Grazie alle aste in tempo reale, gli editori possono vendere in automatico gli spazi video a un’ampia rete di inserzionisti, aumentando la competizione e il valore delle impression.
I formati instream (quelli che si attivano prima, durante o dopo un contenuto video) e outstream (video inseriti in articoli o gallery) rappresentano oggi una parte crescente delle revenue digitali.
Questi formati, se ben integrati, permettono di raggiungere CPM mediamente più alti del 40–60% rispetto ai banner tradizionali.
La chiave del successo sta nell’equilibrio: inserire i video in modo coerente con il contesto editoriale, senza interrompere o appesantire la fruizione.
L’efficacia di una strategia video non si misura solo in termini di visualizzazioni, ma nella qualità dell’interazione.
Troppi video o pubblicità troppo invasive rischiano di compromettere la user experience e di far perdere fiducia nei confronti del sito.
La regola è semplice: i video devono arricchire il contenuto, non sostituirlo o ostacolarlo.
Un video ben posizionato, con un messaggio utile e un player veloce, può aumentare la permanenza, ridurre il bounce rate e migliorare il posizionamento complessivo della pagina.
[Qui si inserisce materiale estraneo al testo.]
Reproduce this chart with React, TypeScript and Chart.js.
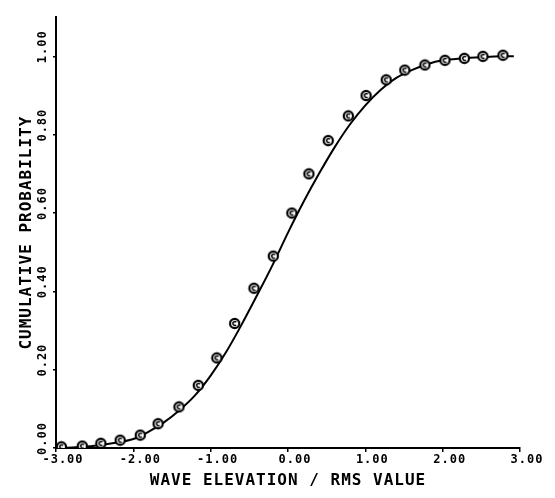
import React, { useEffect, useRef } from "react";
import { Chart, registerables } from "chart.js";

Chart.register(...registerables);

// Smooth theoretical curve
const curveX = [-3.0, -2.75, -2.5, -2.25, -2.0, -1.8, -1.6, -1.4, -1.2, -1.0, -0.8, -0.6, -0.4, -0.2, 0.0, 0.2, 0.4, 0.6, 0.8, 1.0, 1.2, 1.4, 1.6, 1.8, 2.0, 2.25, 2.5, 2.75, 2.92];
const curveY = [0.0, 0.002, 0.006, 0.013, 0.023, 0.042, 0.066, 0.097, 0.135, 0.185, 0.245, 0.315, 0.39, 0.467, 0.55, 0.628, 0.7, 0.767, 0.826, 0.875, 0.915, 0.945, 0.965, 0.98, 0.99, 0.995, 0.998, 1.0, 1.0];

// Measured samples (circle markers)
const sampleX = [-2.93, -2.66, -2.42, -2.17, -1.91, -1.68, -1.41, -1.16, -0.92, -0.69, -0.44, -0.19, 0.05, 0.27, 0.52, 0.78, 1.01, 1.27, 1.51, 1.77, 2.03, 2.28, 2.52, 2.78];
const sampleY = [0.003, 0.005, 0.012, 0.02, 0.033, 0.062, 0.105, 0.16, 0.23, 0.318, 0.408, 0.49, 0.6, 0.7, 0.785, 0.848, 0.9, 0.94, 0.965, 0.978, 0.99, 0.995, 1.0, 1.003];

const xTicks = [-3, -2, -1, 0, 1, 2, 3];
const yTicks = [0, 0.2, 0.4, 0.6, 0.8, 1.0];
const xTitle = "WAVE ELEVATION / RMS VALUE";
const yTitle = "CUMULATIVE PROBABILITY";

const FONT = "'DejaVu Sans Mono', monospace";

function makeMarker(): HTMLCanvasElement {
  const c = document.createElement("canvas");
  c.width = 13;
  c.height = 13;
  const g = c.getContext("2d")!;
  g.fillStyle = "#fff";
  g.beginPath();
  g.arc(6.5, 6.5, 4.6, 0, Math.PI * 2);
  g.fill();
  g.strokeStyle = "#000";
  g.lineWidth = 2.2;
  g.stroke();
  g.lineWidth = 1.5;
  g.beginPath();
  g.arc(6.8, 6.5, 1.9, Math.PI * 0.3, Math.PI * 1.75);
  g.stroke();
  return c;
}

export default function App() {
  const ref = useRef<HTMLCanvasElement>(null);

  useEffect(() => {
    const marker = makeMarker();
    const spacing = {
      id: "spacing",
      beforeDraw(chart: any) {
        (chart.ctx as any).letterSpacing = "1px";
      },
    };
    const chart = new Chart(ref.current!, {
      type: "scatter",
      data: {
        datasets: [
          {
            data: curveX.map((x, i) => ({ x, y: curveY[i] })),
            showLine: true,
            borderColor: "#000",
            borderWidth: 2,
            pointRadius: 0,
            cubicInterpolationMode: "monotone",
            order: 2,
          } as any,
          {
            data: sampleX.map((x, i) => ({ x, y: sampleY[i] })),
            showLine: false,
            pointStyle: marker,
            pointRadius: 6,
            order: 1,
          } as any,
        ],
      },
      options: {
        animation: false,
        responsive: false,
        devicePixelRatio: 1,
        layout: { padding: { left: 17, right: 35, top: 8, bottom: 0 } },
        plugins: { legend: { display: false }, tooltip: { enabled: false } },
        scales: {
          x: {
            type: "linear",
            min: -3,
            max: 3,
            afterBuildTicks: (s: any) => {
              s.ticks = xTicks.map((v) => ({ value: v }));
            },
            afterFit: (s: any) => {
              s.height = 50;
            },
            border: { display: true, color: "#000", width: 2 },
            grid: { display: true, drawOnChartArea: false, drawTicks: true, tickLength: 4, color: "#000", lineWidth: 1.5 },
            ticks: {
              callback: (v: any) => Number(v).toFixed(2),
              font: { family: FONT, size: 12, weight: "bold" },
              color: "#000",
              padding: 1,
              labelOffset: 7,
              minRotation: 0,
              maxRotation: 0,
              autoSkip: false,
            },
            title: {
              display: true,
              text: xTitle,
              color: "#000",
              font: { family: FONT, size: 16, weight: "bold" },
              padding: { top: 0, bottom: 8 },
            },
          },
          y: {
            type: "linear",
            min: 0,
            max: 1.1,
            afterBuildTicks: (s: any) => {
              s.ticks = yTicks.map((v) => ({ value: v }));
            },
            afterFit: (s: any) => {
              s.width = 39;
            },
            border: { display: true, color: "#000", width: 2 },
            grid: { display: true, drawOnChartArea: false, drawTicks: true, tickLength: 3, color: "#000", lineWidth: 1.5 },
            ticks: {
              callback: (v: any) => Number(v).toFixed(2),
              font: { family: FONT, size: 12, weight: "bold" },
              color: "#000",
              padding: 10,
              minRotation: 90,
              maxRotation: 90,
              crossAlign: "near",
              labelOffset: -26,
              autoSkip: false,
            },
            title: {
              display: true,
              text: yTitle,
              color: "#000",
              font: { family: FONT, size: 16, weight: "bold" },
              padding: { top: 0, bottom: 0 },
            },
          },
        },
      } as any,
      plugins: [spacing],
    });
    return () => chart.destroy();
  }, []);

  return (
    <div style={{ position: "fixed", left: 0, top: 0, width: 555, height: 498, background: "#fff" }}>
      <canvas ref={ref} width={555} height={498} style={{ display: "block" }} />
    </div>
  );
}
Il punto di forza del video è che consente di unire due obiettivi apparentemente distinti: la crescita organica e la monetizzazione.
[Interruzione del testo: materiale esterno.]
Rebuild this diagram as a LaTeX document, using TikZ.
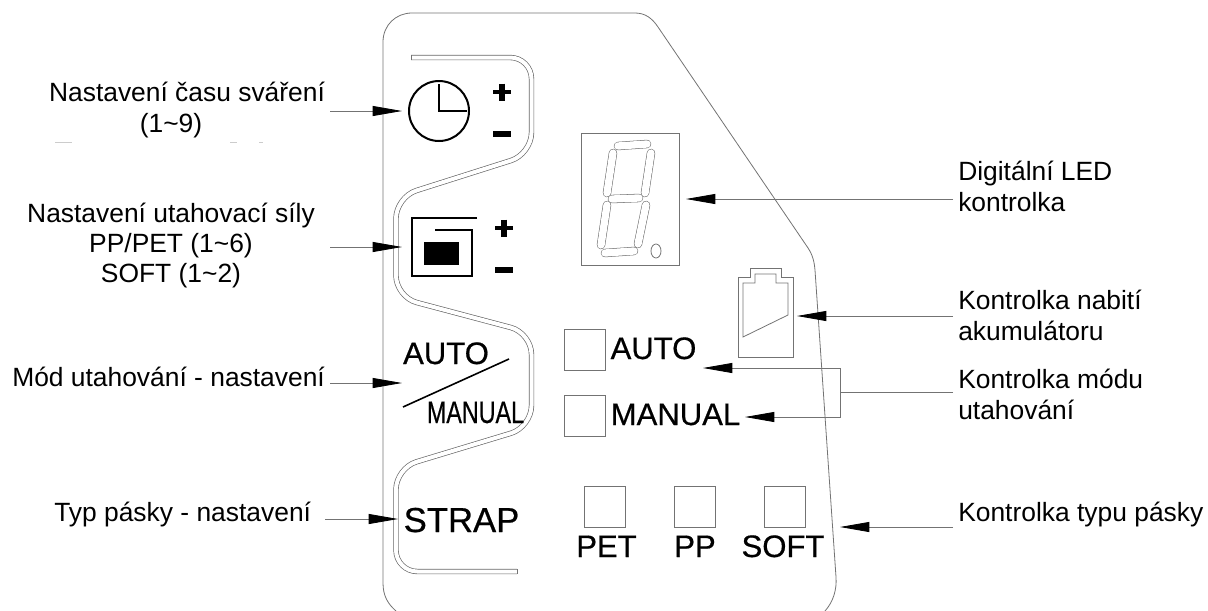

Quando il contenuto è rilevante, il lettore resta più a lungo e l’inventory pubblicitaria si valorizza automaticamente.
I dati raccolti tramite interazioni video diventano inoltre una fonte preziosa di insight per affinare il targeting e creare formati più personalizzati.
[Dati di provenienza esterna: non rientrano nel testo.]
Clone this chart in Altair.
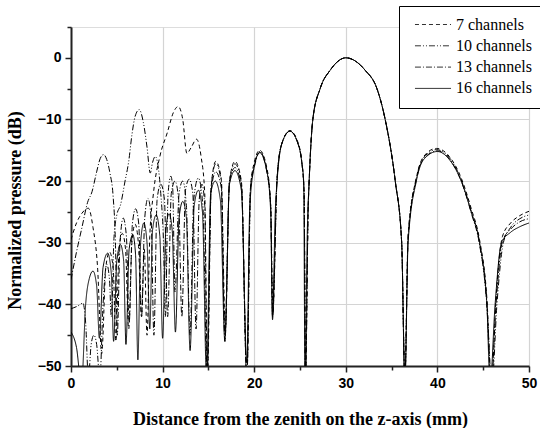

In un ecosistema in cui l’attenzione è la risorsa più scarsa, il video è uno strumento capace di generarla, trattenerla e trasformarla in valore economico.
Video e SEO sono due elementi che, se integrati correttamente, possono moltiplicare l’impatto editoriale e commerciale di un sito.
Investire in contenuti video di qualità, ottimizzati per i motori di ricerca e monetizzati attraverso soluzioni programmatiche o native, significa costruire una strategia di crescita sostenibile.
La sfida per gli editori non è produrre più video, ma creare esperienze audiovisive che migliorano davvero il contenuto e valorizzano ogni singola impression.